PROMPT: Return only the number of lines that hold "chart".

Data items:
** Begin **

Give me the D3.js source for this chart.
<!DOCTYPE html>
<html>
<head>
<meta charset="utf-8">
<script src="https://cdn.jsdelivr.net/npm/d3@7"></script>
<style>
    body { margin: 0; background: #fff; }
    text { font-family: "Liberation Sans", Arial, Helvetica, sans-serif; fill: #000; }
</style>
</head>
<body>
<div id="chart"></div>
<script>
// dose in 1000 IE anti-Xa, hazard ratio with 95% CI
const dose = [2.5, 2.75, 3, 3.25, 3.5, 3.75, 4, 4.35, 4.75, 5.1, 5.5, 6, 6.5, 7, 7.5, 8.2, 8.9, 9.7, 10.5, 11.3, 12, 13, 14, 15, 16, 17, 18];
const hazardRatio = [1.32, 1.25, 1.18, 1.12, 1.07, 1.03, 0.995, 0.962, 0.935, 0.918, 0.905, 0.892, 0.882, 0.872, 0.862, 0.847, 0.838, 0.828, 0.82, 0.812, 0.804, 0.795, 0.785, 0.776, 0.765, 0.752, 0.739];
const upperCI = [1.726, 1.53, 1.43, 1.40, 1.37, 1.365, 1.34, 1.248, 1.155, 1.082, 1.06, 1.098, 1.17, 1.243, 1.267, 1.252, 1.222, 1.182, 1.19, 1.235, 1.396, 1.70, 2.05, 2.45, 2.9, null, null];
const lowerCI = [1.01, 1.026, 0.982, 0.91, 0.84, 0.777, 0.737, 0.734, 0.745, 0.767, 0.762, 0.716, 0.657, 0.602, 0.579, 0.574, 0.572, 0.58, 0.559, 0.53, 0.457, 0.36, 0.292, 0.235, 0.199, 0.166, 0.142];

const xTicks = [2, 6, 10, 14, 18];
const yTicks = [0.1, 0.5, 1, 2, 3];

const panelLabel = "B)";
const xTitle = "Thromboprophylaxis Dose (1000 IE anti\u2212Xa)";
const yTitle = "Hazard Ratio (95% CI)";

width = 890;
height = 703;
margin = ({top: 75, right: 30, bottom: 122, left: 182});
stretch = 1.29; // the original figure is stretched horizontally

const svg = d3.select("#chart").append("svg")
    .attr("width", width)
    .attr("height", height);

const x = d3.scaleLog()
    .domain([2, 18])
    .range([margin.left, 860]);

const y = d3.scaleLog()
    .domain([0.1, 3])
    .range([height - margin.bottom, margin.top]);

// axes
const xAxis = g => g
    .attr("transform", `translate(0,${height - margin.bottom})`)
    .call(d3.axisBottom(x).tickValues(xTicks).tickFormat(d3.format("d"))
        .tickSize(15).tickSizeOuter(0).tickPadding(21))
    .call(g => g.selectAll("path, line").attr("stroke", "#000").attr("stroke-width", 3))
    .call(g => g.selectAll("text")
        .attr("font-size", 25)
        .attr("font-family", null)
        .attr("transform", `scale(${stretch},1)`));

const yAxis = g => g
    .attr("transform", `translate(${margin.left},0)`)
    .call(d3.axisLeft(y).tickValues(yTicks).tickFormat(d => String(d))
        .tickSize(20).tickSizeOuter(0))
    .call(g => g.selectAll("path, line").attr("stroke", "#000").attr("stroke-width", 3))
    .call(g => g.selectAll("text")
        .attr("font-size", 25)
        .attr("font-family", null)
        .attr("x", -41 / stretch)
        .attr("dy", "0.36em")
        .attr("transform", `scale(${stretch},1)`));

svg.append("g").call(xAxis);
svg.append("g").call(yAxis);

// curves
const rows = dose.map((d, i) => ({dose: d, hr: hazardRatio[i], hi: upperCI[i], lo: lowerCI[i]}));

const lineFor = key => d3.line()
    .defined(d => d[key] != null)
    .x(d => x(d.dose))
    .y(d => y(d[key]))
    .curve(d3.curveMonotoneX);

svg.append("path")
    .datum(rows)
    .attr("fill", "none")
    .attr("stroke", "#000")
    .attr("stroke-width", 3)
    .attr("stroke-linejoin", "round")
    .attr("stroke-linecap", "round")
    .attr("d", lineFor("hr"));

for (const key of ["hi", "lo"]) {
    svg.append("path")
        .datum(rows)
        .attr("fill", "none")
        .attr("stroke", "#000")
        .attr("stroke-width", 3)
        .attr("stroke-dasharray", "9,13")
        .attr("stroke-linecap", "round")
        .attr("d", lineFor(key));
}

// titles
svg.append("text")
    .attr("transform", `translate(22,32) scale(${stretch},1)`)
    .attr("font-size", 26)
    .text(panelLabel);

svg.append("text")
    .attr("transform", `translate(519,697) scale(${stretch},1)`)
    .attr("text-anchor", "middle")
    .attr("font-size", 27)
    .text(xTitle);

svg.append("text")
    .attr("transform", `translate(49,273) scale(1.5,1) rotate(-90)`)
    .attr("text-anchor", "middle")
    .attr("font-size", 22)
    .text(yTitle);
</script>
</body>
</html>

** End **
** Begin **

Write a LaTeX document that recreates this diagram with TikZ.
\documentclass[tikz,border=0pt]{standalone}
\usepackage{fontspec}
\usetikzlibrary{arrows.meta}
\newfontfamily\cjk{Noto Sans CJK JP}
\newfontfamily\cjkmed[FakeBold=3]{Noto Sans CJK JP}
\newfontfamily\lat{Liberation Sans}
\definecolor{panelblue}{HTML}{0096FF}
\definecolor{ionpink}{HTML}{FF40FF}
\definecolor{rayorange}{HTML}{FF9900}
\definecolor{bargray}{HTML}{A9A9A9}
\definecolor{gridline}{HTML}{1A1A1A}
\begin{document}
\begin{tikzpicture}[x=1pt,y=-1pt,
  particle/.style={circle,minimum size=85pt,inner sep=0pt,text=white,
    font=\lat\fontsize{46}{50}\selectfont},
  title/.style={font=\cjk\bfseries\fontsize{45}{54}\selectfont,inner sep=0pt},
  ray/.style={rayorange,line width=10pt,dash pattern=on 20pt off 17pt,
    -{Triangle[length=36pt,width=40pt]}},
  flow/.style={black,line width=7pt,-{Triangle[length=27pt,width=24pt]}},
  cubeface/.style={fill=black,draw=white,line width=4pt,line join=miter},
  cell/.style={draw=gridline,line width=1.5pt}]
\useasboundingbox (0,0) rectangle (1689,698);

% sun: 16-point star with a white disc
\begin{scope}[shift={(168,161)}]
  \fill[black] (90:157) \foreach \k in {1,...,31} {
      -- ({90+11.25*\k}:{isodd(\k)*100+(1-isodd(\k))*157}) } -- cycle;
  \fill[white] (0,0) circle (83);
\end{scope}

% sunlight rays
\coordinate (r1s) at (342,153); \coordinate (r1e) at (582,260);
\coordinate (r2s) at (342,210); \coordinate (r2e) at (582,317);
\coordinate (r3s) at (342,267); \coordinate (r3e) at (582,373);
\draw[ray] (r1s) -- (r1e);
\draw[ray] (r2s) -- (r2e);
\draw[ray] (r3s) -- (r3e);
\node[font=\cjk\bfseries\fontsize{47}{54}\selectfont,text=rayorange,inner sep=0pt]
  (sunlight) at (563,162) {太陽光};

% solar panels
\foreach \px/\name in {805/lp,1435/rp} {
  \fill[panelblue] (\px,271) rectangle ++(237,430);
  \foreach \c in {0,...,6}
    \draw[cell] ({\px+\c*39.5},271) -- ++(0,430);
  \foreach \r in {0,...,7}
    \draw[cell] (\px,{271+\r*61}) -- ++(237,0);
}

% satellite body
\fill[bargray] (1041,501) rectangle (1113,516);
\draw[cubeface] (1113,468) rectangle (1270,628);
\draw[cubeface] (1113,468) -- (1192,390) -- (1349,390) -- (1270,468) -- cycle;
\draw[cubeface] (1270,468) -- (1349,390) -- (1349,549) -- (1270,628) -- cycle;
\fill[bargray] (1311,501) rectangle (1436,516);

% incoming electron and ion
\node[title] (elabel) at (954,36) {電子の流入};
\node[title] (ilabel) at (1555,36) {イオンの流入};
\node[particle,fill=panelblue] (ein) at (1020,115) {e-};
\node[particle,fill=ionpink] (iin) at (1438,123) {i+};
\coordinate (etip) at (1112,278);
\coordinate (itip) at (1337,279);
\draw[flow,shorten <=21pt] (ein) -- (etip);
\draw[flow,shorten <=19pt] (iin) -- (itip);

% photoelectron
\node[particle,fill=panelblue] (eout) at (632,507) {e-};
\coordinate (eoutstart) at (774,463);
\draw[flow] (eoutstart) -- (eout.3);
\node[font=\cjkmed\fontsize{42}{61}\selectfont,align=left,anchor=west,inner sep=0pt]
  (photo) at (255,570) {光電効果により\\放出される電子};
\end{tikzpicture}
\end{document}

** End **

SOLUTION: 3